Afirmando “toda a solidariedade” para o movimento internacional Black Lives Matter, que considera um exemplo, vê uma “revolta que vivia dentro de muitas pessoas finalmente a sair à rua”, encontrando a sociedade num “momento muito especial”, sem “caminho de volta”.

“Quando tem de acontecer, o poder sai das instituições, sai dos lugares regidos pelos políticos. Porque o poder está nas ruas, em quem tem de enfrentar e viver o dia-a-dia”, reiterou.

As manifestações não são, disse, “algo que aconteceu em 2020 e fica por aí”.

“Neste momento, está a ocorrer uma mudança radical sobre questões fundamentais, como as questões raciais, do pós-colonialismo, sobre como nos queremos sentir representados, [e sobre] aquilo que acreditamos poder ser celebrado ou não”, garantiu.

“Fala-se de um grande choque de crenças distintas, visões sobre o mundo, mas não há quem possa travar a evolução. Podemos chamar de evolução a essa empatia sobre o que vivem as pessoas oprimidas”, rematou.

Artista multidisciplinar, que trabalha sobretudo com a fotografia, o vídeo e a performance, Kia Henda tem como marcas do trabalho a reflexão sobre a memória coletiva e os espaços públicos.

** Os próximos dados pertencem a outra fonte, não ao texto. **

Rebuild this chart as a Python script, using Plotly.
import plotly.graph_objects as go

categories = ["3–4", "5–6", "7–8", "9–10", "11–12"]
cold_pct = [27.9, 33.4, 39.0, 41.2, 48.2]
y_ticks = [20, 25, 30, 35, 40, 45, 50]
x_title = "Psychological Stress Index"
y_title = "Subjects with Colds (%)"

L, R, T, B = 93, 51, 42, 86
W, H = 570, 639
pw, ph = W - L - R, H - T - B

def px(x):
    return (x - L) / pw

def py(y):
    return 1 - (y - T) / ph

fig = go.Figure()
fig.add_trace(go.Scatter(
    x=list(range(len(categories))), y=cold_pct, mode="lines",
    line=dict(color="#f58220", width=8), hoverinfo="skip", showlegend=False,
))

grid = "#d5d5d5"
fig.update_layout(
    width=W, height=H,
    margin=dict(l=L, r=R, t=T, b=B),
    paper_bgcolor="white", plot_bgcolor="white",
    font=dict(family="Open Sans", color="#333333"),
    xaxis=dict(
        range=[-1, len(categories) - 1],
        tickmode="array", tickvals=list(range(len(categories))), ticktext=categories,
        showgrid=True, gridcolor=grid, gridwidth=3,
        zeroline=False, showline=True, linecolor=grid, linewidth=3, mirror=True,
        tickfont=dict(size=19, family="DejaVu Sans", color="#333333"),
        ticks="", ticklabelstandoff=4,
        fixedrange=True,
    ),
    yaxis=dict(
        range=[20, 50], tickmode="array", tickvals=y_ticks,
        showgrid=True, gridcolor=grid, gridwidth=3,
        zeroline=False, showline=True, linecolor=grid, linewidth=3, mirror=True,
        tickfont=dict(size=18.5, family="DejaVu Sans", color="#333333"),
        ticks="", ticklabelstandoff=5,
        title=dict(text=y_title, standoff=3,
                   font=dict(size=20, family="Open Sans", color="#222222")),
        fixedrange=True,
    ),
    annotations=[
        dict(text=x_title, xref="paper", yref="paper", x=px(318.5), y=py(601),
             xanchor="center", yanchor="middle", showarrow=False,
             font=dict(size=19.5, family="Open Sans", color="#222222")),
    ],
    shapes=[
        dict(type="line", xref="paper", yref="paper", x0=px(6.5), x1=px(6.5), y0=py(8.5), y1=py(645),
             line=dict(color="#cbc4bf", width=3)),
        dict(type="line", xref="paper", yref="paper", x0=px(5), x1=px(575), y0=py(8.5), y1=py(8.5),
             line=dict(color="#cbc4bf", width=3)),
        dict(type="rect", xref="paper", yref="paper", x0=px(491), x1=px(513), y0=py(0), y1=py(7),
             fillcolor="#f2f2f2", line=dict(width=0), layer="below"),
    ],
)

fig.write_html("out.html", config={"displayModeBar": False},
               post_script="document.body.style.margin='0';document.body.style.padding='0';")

Em 2012, recebeu o Prémio Nacional de Arte e Cultura, em Angola, e, em 2017, o Frieze Artist Award, atribuído pela feira de arte londrina com o mesmo nome, dedicado a jovens emergentes.

Já marcou presença em iniciativas como a Bienal de São Paulo, e foi selecionado para exposições no Centre George Pompidou, em Paris, em 2020, na Tate Modern, em Londres, em 2018, e no Guggenheim de Bilbau, em 2015, o mesmo ano em que fez parte de uma mostra no Smithsonian, em Washington.

Nas Galerias Municipais da Avenida da Índia, em Lisboa, tem patente até hoje a exposição “Something Happened on the Way to Heaven”, centrada na expectativa de imigrantes que atravessam o Mediterrâneo, de virem a encontrar um Paraíso na Europa, que não encontram.

O memorial da escravatura em Lisboa, intitulado “Plantação — Prosperidade e Pesadelo”, tem data prevista de conclusão no final do primeiro trimestre deste ano.